### What is asked:
Reproduce the listing word for word, leaving every picture behind.
Begin
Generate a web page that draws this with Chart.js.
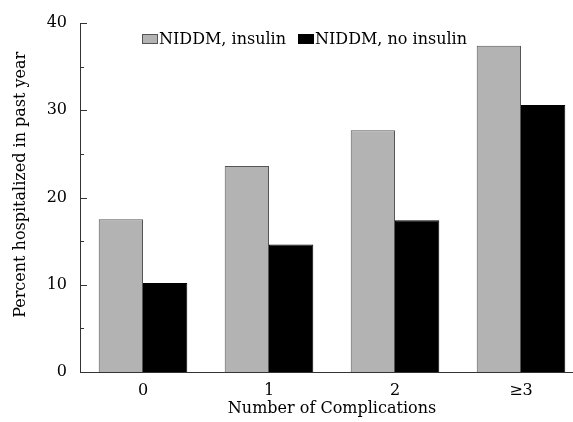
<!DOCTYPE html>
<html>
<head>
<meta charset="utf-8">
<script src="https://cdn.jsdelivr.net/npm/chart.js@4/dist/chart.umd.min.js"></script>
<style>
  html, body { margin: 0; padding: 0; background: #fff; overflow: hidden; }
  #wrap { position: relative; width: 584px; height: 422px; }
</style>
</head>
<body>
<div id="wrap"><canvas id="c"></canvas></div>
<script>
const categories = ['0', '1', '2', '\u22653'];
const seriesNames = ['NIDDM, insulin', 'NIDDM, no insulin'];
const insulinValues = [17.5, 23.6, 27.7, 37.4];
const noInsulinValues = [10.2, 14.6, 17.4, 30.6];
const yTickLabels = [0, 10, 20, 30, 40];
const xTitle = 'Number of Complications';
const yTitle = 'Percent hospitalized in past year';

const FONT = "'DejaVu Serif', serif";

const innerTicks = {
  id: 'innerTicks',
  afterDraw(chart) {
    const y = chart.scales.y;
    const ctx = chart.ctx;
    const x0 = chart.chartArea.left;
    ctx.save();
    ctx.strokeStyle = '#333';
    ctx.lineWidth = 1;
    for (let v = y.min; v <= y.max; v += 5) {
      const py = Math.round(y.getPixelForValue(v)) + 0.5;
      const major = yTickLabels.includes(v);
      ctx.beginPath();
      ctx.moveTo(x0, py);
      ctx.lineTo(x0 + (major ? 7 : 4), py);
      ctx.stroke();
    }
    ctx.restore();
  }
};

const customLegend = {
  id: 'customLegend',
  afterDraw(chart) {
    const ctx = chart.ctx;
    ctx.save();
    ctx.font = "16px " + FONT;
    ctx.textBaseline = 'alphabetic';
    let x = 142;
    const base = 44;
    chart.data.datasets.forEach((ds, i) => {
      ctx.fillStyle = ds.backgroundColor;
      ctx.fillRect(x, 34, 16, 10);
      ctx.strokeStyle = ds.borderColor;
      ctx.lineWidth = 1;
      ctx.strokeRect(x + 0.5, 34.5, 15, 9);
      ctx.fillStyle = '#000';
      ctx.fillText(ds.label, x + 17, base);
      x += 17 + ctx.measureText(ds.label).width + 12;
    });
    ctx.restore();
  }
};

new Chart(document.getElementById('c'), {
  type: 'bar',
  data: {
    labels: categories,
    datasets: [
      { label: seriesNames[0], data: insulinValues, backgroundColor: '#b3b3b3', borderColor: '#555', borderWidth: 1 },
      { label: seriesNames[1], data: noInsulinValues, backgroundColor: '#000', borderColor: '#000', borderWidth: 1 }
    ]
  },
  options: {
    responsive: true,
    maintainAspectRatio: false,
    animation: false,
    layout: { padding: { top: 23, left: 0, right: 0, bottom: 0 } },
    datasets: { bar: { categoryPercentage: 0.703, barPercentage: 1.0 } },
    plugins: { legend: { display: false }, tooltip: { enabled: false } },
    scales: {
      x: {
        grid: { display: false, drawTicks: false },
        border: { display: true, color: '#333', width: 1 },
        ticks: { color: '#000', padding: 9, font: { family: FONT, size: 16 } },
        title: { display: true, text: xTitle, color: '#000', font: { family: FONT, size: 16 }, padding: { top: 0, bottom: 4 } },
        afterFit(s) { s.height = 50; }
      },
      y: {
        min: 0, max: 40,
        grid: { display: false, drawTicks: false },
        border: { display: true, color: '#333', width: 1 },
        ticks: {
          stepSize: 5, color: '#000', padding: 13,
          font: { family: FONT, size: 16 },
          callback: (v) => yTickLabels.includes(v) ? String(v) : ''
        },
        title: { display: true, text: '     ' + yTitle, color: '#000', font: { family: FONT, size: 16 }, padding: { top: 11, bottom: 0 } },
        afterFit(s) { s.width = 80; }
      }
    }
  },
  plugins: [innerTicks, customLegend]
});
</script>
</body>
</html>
End
### The result:
Generate a web page that draws this with Chart.js.
<!DOCTYPE html>
<html>
<head>
<meta charset="utf-8">
<script src="https://cdn.jsdelivr.net/npm/chart.js@4/dist/chart.umd.min.js"></script>
<style>
  html, body { margin: 0; padding: 0; background: #fff; overflow: hidden; }
  #wrap { position: relative; width: 584px; height: 422px; }
</style>
</head>
<body>
<div id="wrap"><canvas id="c"></canvas></div>
<script>
const categories = ['0', '1', '2', '\u22653'];
const seriesNames = ['NIDDM, insulin', 'NIDDM, no insulin'];
const insulinValues = [17.5, 23.6, 27.7, 37.4];
const noInsulinValues = [10.2, 14.6, 17.4, 30.6];
const yTickLabels = [0, 10, 20, 30, 40];
const xTitle = 'Number of Complications';
const yTitle = 'Percent hospitalized in past year';

const FONT = "'DejaVu Serif', serif";

const innerTicks = {
  id: 'innerTicks',
  afterDraw(chart) {
    const y = chart.scales.y;
    const ctx = chart.ctx;
    const x0 = chart.chartArea.left;
    ctx.save();
    ctx.strokeStyle = '#333';
    ctx.lineWidth = 1;
    for (let v = y.min; v <= y.max; v += 5) {
      const py = Math.round(y.getPixelForValue(v)) + 0.5;
      const major = yTickLabels.includes(v);
      ctx.beginPath();
      ctx.moveTo(x0, py);
      ctx.lineTo(x0 + (major ? 7 : 4), py);
      ctx.stroke();
    }
    ctx.restore();
  }
};

const customLegend = {
  id: 'customLegend',
  afterDraw(chart) {
    const ctx = chart.ctx;
    ctx.save();
    ctx.font = "16px " + FONT;
    ctx.textBaseline = 'alphabetic';
    let x = 142;
    const base = 44;
    chart.data.datasets.forEach((ds, i) => {
      ctx.fillStyle = ds.backgroundColor;
      ctx.fillRect(x, 34, 16, 10);
      ctx.strokeStyle = ds.borderColor;
      ctx.lineWidth = 1;
      ctx.strokeRect(x + 0.5, 34.5, 15, 9);
      ctx.fillStyle = '#000';
      ctx.fillText(ds.label, x + 17, base);
      x += 17 + ctx.measureText(ds.label).width + 12;
    });
    ctx.restore();
  }
};

new Chart(document.getElementById('c'), {
  type: 'bar',
  data: {
    labels: categories,
    datasets: [
      { label: seriesNames[0], data: insulinValues, backgroundColor: '#b3b3b3', borderColor: '#555', borderWidth: 1 },
      { label: seriesNames[1], data: noInsulinValues, backgroundColor: '#000', borderColor: '#000', borderWidth: 1 }
    ]
  },
  options: {
    responsive: true,
    maintainAspectRatio: false,
    animation: false,
    layout: { padding: { top: 23, left: 0, right: 0, bottom: 0 } },
    datasets: { bar: { categoryPercentage: 0.703, barPercentage: 1.0 } },
    plugins: { legend: { display: false }, tooltip: { enabled: false } },
    scales: {
      x: {
        grid: { display: false, drawTicks: false },
        border: { display: true, color: '#333', width: 1 },
        ticks: { color: '#000', padding: 9, font: { family: FONT, size: 16 } },
        title: { display: true, text: xTitle, color: '#000', font: { family: FONT, size: 16 }, padding: { top: 0, bottom: 4 } },
        afterFit(s) { s.height = 50; }
      },
      y: {
        min: 0, max: 40,
        grid: { display: false, drawTicks: false },
        border: { display: true, color: '#333', width: 1 },
        ticks: {
          stepSize: 5, color: '#000', padding: 13,
          font: { family: FONT, size: 16 },
          callback: (v) => yTickLabels.includes(v) ? String(v) : ''
        },
        title: { display: true, text: '     ' + yTitle, color: '#000', font: { family: FONT, size: 16 }, padding: { top: 11, bottom: 0 } },
        afterFit(s) { s.width = 80; }
      }
    }
  },
  plugins: [innerTicks, customLegend]
});
</script>
</body>
</html>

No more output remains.